Third, we refrain from using prediction tasks in our experiment that are highly morally or ethically charged, such as predicting the risk of recidivism in the criminal justice system or rejecting loans based on sensitive attributes. Although there is abundant empirical evidence of discriminatory lending practices based on sensitive borrower characteristics (e.g., Iyer et al. 2009), we deliberately excluded such attributes in Study 2, and instead, we provided both participants and the AI with fundamental financial characteristics. This design choice minimizes the risk that participants perceive the AI as biased or inappropriate. As a result, even though credit approval decisions can carry moral weight, our design limits this dimension. At the same time, AI is increasingly deployed in high-stakes settings, where users may feel a moral responsibility for outcomes. In such contexts, the impact of explainability may depend on anthropocentric beliefs about human superiority (Millet et al. 2023). Strong convictions that humans are uniquely qualified to decide in these domains can trigger psychological reactance when an AI relies on different reasoning (Clayton 2022). Users may reject otherwise useful explanations, not despite but because of the AI’s divergence, interpreting it as validation of their moral stance. Exploring these dynamics of metacognition in morally or ethically charged situations offers a promising direction for future research.

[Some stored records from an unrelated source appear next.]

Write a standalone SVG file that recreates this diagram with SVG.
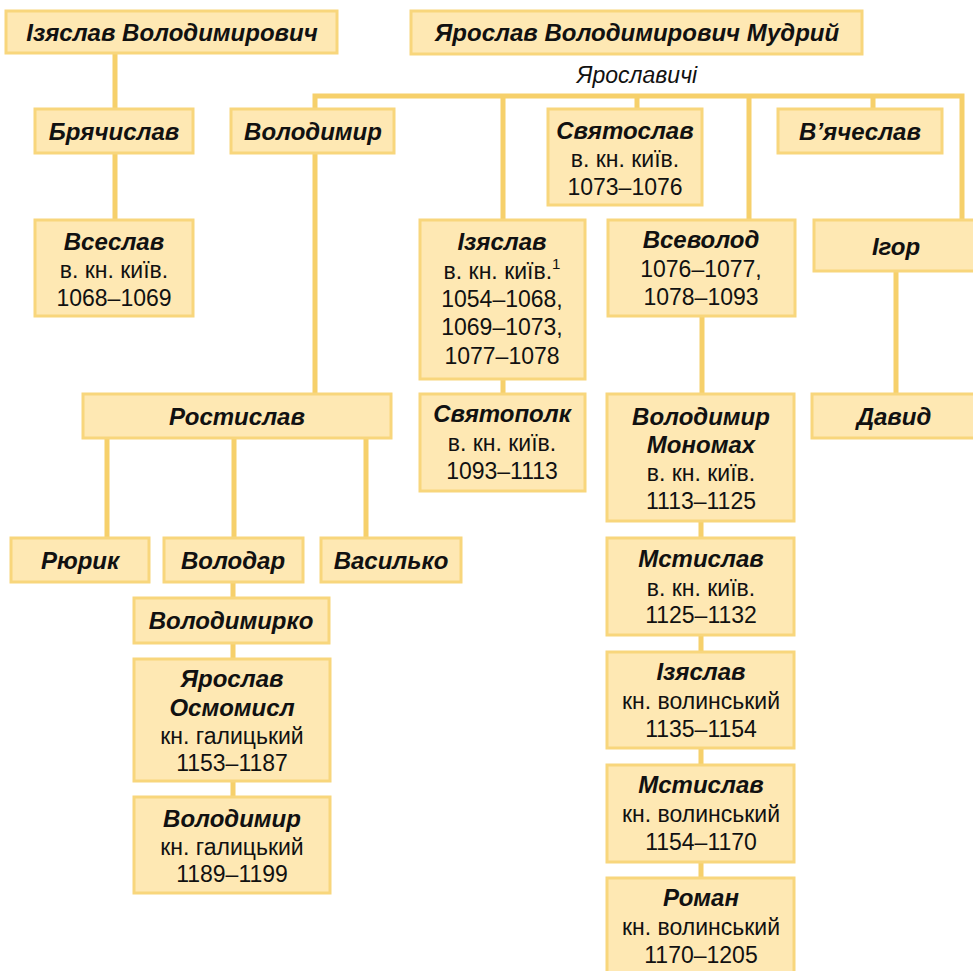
<svg xmlns="http://www.w3.org/2000/svg" width="973" height="971" viewBox="0 0 973 971">
<style>
.b{fill:#FEE8B3;stroke:#F8D67C;stroke-width:3}
.c{stroke:#F6D06B;stroke-width:5;fill:none}
text{font-family:"Liberation Sans",Arial,sans-serif;font-size:23px;fill:#111;text-anchor:middle}
.n{font-weight:bold;font-style:italic;font-size:24px}
.i{font-style:italic}
</style>
<rect width="973" height="971" fill="#fff"/>
<g id="connectors" class="c">
<path d="M115 53V109M115 153V220"/>
<path d="M315 153V96H962V220M315 96V394M503 96V220M637 96V109M749 96V220M873 96V109"/>
<path d="M503 379V394M702 316V394M896 271V394"/>
<path d="M107 438V538M234 438V538M366 438V538M233 582V598M233 643V659M233 781V797"/>
<path d="M701 521V538M701 635V652M701 748V765M701 862V878"/>
</g>
<g id="izyaslav_vol"><rect class="b" x="6" y="11" width="331" height="42"/><text class="n" x="172" y="41">Ізяслав Володимирович</text></g>
<g id="yaroslav"><rect class="b" x="411" y="11" width="451" height="43"/><text class="n" x="637" y="41">Ярослав Володимирович Мудрий</text></g>
<text class="i" x="637" y="83">Ярославичі</text>
<g id="bryachyslav"><rect class="b" x="35" y="109" width="158" height="44"/><text class="n" x="114" y="140">Брячислав</text></g>
<g id="volodymyr1"><rect class="b" x="231" y="109" width="163" height="44"/><text class="n" x="313" y="140">Володимир</text></g>
<g id="svyatoslav"><rect class="b" x="548" y="109" width="154" height="96"/><text class="n" x="625" y="139">Святослав</text><text x="625" y="167">в. кн. київ.</text><text x="625" y="195">1073–1076</text></g>
<g id="vyacheslav"><rect class="b" x="778" y="109" width="164" height="44"/><text class="n" x="860" y="140">В’ячеслав</text></g>
<g id="vseslav"><rect class="b" x="35" y="220" width="158" height="96"/><text class="n" x="114" y="250">Всеслав</text><text x="114" y="278">в. кн. київ.</text><text x="114" y="306">1068–1069</text></g>
<g id="izyaslav"><rect class="b" x="420" y="220" width="165" height="159"/><text class="n" x="502" y="250">Ізяслав</text><text x="502" y="279">в. кн. київ.<tspan font-size="15" dy="-10">1</tspan></text><text x="502" y="307">1054–1068,</text><text x="502" y="335">1069–1073,</text><text x="502" y="364">1077–1078</text></g>
<g id="vsevolod"><rect class="b" x="608" y="220" width="187" height="96"/><text class="n" x="701" y="248">Всеволод</text><text x="701" y="277">1076–1077,</text><text x="701" y="305">1078–1093</text></g>
<g id="ihor"><rect class="b" x="814" y="220" width="162" height="51"/><text class="n" x="896" y="255">Ігор</text></g>
<g id="rostyslav"><rect class="b" x="83" y="394" width="308" height="44"/><text class="n" x="237" y="425">Ростислав</text></g>
<g id="svyatopolk"><rect class="b" x="420" y="394" width="165" height="97"/><text class="n" x="502" y="422">Святополк</text><text x="502" y="451">в. кн. київ.</text><text x="502" y="479">1093–1113</text></g>
<g id="monomakh"><rect class="b" x="607" y="394" width="187" height="127"/><text class="n" x="701" y="425">Володимир</text><text class="n" x="701" y="453">Мономах</text><text x="701" y="481">в. кн. київ.</text><text x="701" y="509">1113–1125</text></g>
<g id="davyd"><rect class="b" x="812" y="394" width="164" height="44"/><text class="n" x="894" y="425">Давид</text></g>
<g id="ryuryk"><rect class="b" x="11" y="538" width="138" height="44"/><text class="n" x="80" y="569">Рюрик</text></g>
<g id="volodar"><rect class="b" x="164" y="538" width="139" height="44"/><text class="n" x="233" y="569">Володар</text></g>
<g id="vasylko"><rect class="b" x="321" y="538" width="140" height="44"/><text class="n" x="391" y="569">Василько</text></g>
<g id="volodymyrko"><rect class="b" x="134" y="598" width="195" height="45"/><text class="n" x="231" y="629">Володимирко</text></g>
<g id="osmomysl"><rect class="b" x="134" y="659" width="196" height="122"/><text class="n" x="232" y="687">Ярослав</text><text class="n" x="232" y="716">Осмомисл</text><text x="232" y="744">кн. галицький</text><text x="232" y="771">1153–1187</text></g>
<g id="volodymyr2"><rect class="b" x="134" y="797" width="196" height="96"/><text class="n" x="232" y="827">Володимир</text><text x="232" y="855">кн. галицький</text><text x="232" y="882">1189–1199</text></g>
<g id="mstyslav1"><rect class="b" x="607" y="538" width="187" height="97"/><text class="n" x="701" y="567">Мстислав</text><text x="701" y="596">в. кн. київ.</text><text x="701" y="623">1125–1132</text></g>
<g id="izyaslav2"><rect class="b" x="607" y="652" width="187" height="96"/><text class="n" x="701" y="680">Ізяслав</text><text x="701" y="709">кн. волинський</text><text x="701" y="737">1135–1154</text></g>
<g id="mstyslav2"><rect class="b" x="607" y="765" width="187" height="97"/><text class="n" x="701" y="793">Мстислав</text><text x="701" y="822">кн. волинський</text><text x="701" y="850">1154–1170</text></g>
<g id="roman"><rect class="b" x="607" y="878" width="187" height="97"/><text class="n" x="701" y="906">Роман</text><text x="701" y="935">кн. волинський</text><text x="701" y="963">1170–1205</text></g>
</svg>
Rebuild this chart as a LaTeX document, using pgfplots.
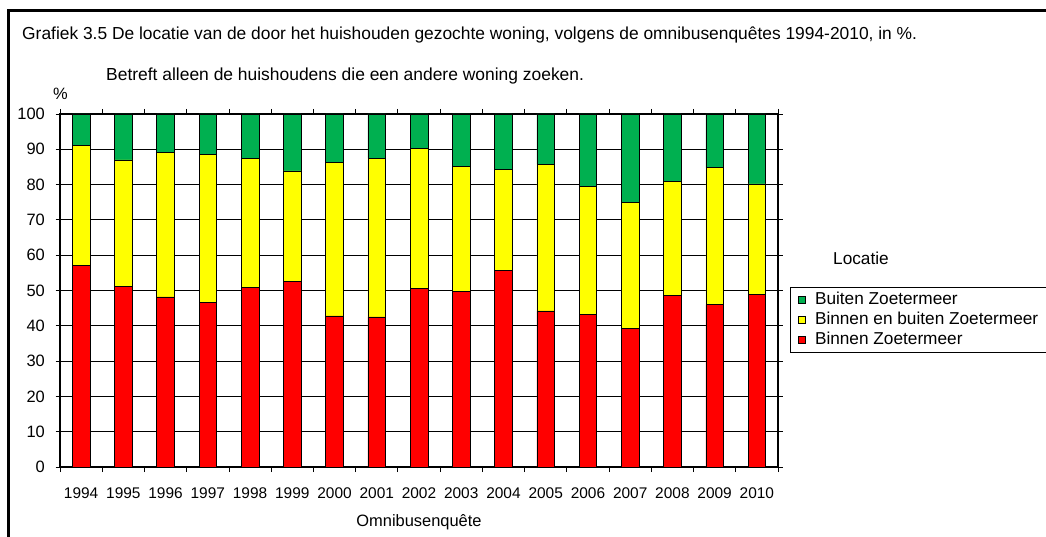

Finally, our experimental design deliberately forces participants to choose between full delegation and full autonomy. If participants retain control, they do not have access to the AI’s output. This clear separation allows for precise identification of causal effects, aligning with recent calls in the IS field for stronger causal inference in experimental designs (Maruping et al. 2025). However, many real-world scenarios involve partial delegation or decision support. For example, real estate agents in Study 1 might retain control while still viewing AI predictions to inform their judgment. Future studies should examine the role of explainability in such hybrid settings, where the boundary between delegation and support is more fluid.